Liverpool Sound and Vision Rating * * * *
Words are important, beyond that, they are critical, the way we are with others, words can signify everything, even in the smallest sentence, in the most casual of thoughts, words are like bombs or bandages, they can tear apart the world without a moment’s thought or they can heal, even unintentionally, they can break through the psyche of a pre-conditioned thought and make that person’s outlook so much sweeter.
These Little Words are all that matter in the end, in how we use them, how they are spoken or song, these are the words that can make someone’s day or their lives easier. These Little Words placed down by Katie Ellen also happen to be heartfelt and sent out with the kind of sensuality and meaning that makes the world more tolerable.

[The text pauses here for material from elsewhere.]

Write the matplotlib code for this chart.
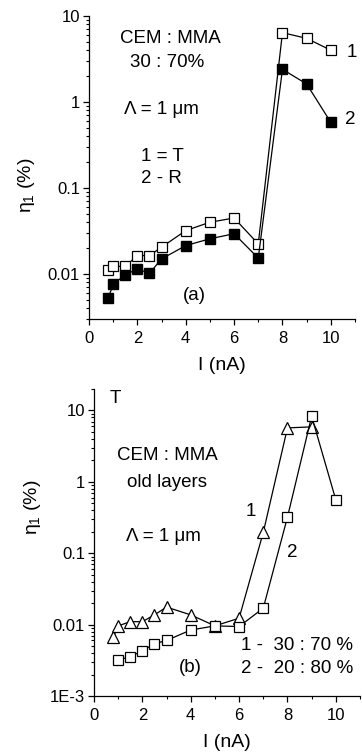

The five track E.P. is one of touching sentiment but also full of realism, that sense of duty towards another’s peace of mind is sacrosanct and significant, for if we can behave properly towards each other in times of despair then what is the actually point of anything.
Katie Ellen plays with those central beliefs and comes out fighting for the right to sing them, there is no shadow or foreground, there is also no quarter given that people should be little themselves in trying to reach compromise or keeping anybody’s delusion alive, this is not that type of talk, it is not a set of song of meekness, just beautiful compassion, a critical difference but one that works when the music and the words are placed properly.
The five songs, Can’t We Just Be Friends, One Reason, Halfway There, Your Song (Out Of My Head) and a scintillating piano version of the aforementioned Halfway There, are of great quality, the rarity of finding such empathy in someone in their flourishing and musically formative years.
Katie Ellen finds the right balance between passion and technique, the sense of considering her words carefully enough to hold someone’s hand as they feel the pain of modern living; a true sense of compassion; These Little Words are always important.